At the August Investor Day, you talked about a 22% long-term gross margin goal. If you could maybe comment on how much of that goal is going to be accomplished through further scale such as EECOL. That clearly added about 100 basis points versus further improvements and procurement and leaning out that process.


John J. Engel


Sure. And thanks for the question. We look at 2 major drivers to our gross margin improvement. And I'll put it in 2 categories: one is our base business; two is the acquisitions that we're doing. If you look at the 8 acquisitions that we've done since June of 2010, they were -- they had -- they were accretive and helped our operating margins and many of them, in fact, helped gross margin, not all but many of them helped gross margins as well. So acquisitions is a leverage. We buy other categories or strength an existing category. If we strengthen an existing product category, it gives us benefit, it translates into better pricing power and margins. If we're adding new categories, by and large, we're looking at attractive categories that provide attractive margins, like our Conney Safety business that we added back in July, 1.5 years ago, which is a terrific Industrial MRO and Supplies business. On the base business, Kwame, Stephen also recalled the Investor Day and laid out all the various initiatives that we're aggressively trying to execute to improve for core margins. Core being that the base business without acquisitions. There's a series of pricing actions and initiatives. There's a series of sourcing and supply chain and purchasing actions and initiatives. And all of those are being executed with teams, driving on execution. And we work very hard at that. Now that's into a backdrop of what's a dynamic pricing environment. The dynamic pricing environment is a challenging environment. But, hopefully, I've given you a little bit of a framework in terms of how we're going after fundamental margin expansion. For gross margins, right? The 2 contributors. The other lever for our margin expansion is our operating cost leverage. And when we get nice growth at the 6%, 7%, 8% kind of organic growth range, we have tremendous operating profit pull-through because of our kind of very cost-efficient SG&A structure and the way that we've managed that over time. So those 2, combined, are what form the recipe of our operating margin expansion.

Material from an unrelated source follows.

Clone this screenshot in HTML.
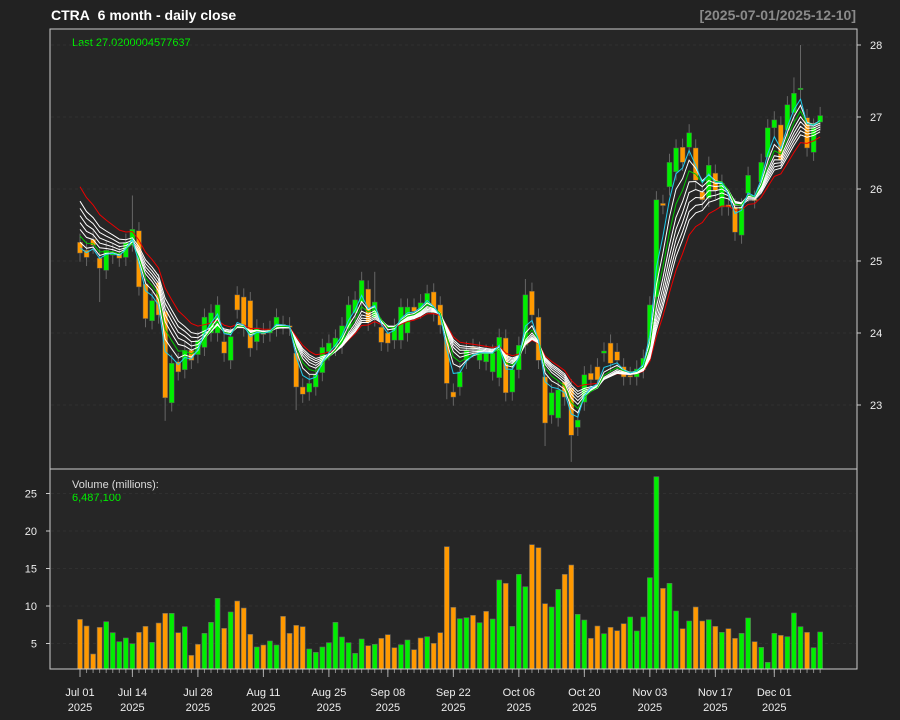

So let me make a few wrap up comments. Thank you for your time today and your continued support. I'll end on this note: we remain sharply focused on executing our One WESCO initiative this year, while continuing to make investments in our people, our processes and our business. Thanks. Have a great day.


Operator


Thank you. The conference has now concluded. Thank you for attending today's presentation. You may now disconnect your line.